I’m all grown up now but I still have that desire that people would like me. I believe that no matter how old and mature you become, you have an innate desire to be liked, loved, and accepted. I know that I do.
Recently I have been “Un-friended” on Facebook by some people. Not just acquaintances, but personal friends. Like, the kind of friends you go out to lunch with. That may not seem like a big deal, but to me, these friends searched through their Facebook “Friends,” picked me out, and deleted me from among their tribe. When I see all of my friends they choose to remain “Friends” with, I struggle with feeling that I am not good enough to be in their crowd. I feel rejected. I feel unloved. I feel less than.
Even though I try to tell myself that it’s just Facebook, my emotions will not be bossed around. And just like years ago when Kim would choose Ashley and not me, I feel hurt. And I still cry like a baby.
I am sure that you, too, have experienced rejection. Perhaps not on Facebook, but in other ways.
Maybe you were the only one not invited to lunch with your coworkers.
Perhaps you see all of your neighbors exercise together but you are not asked to join.
Maybe there is a clique of women in your church and you are the one left out. Maybe you really want to be friends with two moms and they have chosen each other, and not you.
Perhaps you see pictures on Facebook of your friends at a party but you were not asked to join.
Maybe you are considered the “black sheep of the family.”
If you are on Facebook, perhaps you’ve been Un-friended, too.
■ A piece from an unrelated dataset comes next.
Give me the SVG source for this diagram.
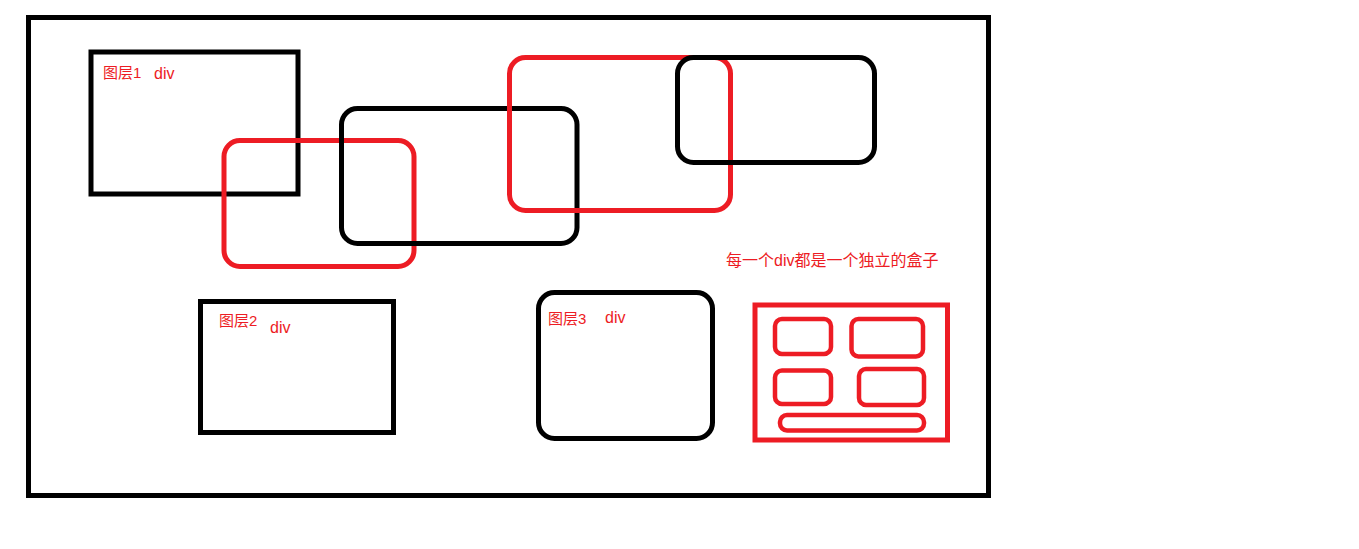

I wish that I had a Bible verse to pull out and share that would make all of the hurt and rejection go away immediately, but I don’t. But I do know this: God is near to us when we are hurt and broken-hearted. He sees us, like an injured bird, and He moves in to comfort us. He sees every tear that we cry.
The Lord is near to the brokenhearted and saves those who are crushed in spirit. Psalm 34:18
Blessed be the God and Father of our Lord Jesus Christ, the Father of mercies and God of all comfort, who comforts us in all our affliction…2 Corinthians 1:3-4a
God’s love and comfort will help us as we process through the raw feelings of hurt and rejection.
Drawing comfort from God is the easy part.
The hard part is to forgive those who have hurt and rejected us. I confess, as I have walked through this, there have been days that the sun has gone down on my anger. My sweet little self has practiced hateful words that I want to say to them. I have wanted to retaliate and find a way to reject them. I have wanted to gossip and tell everyone about what they have done.
But God has told me to keep my mouth shut and to forgive.
Can you do that too? Can you keep your mouth shut and forgive? It is extraordinarily hard, because everything in our flesh cries out for justice and revenge. You have to draw from deep wells of love, wisdom, self-control and maturity to keep your mouth shut and forgive. I believe that you can do it. I hope that I can, too.
God’s comfort, forgiveness, and time – that’s how our broken hearts will recover from rejection and hurt. Slowly the bruises on our hearts and self-esteem will heal, and the truth of our true identity in Christ will grow stronger. And in time, the sting of being “Un-friended” will be gone.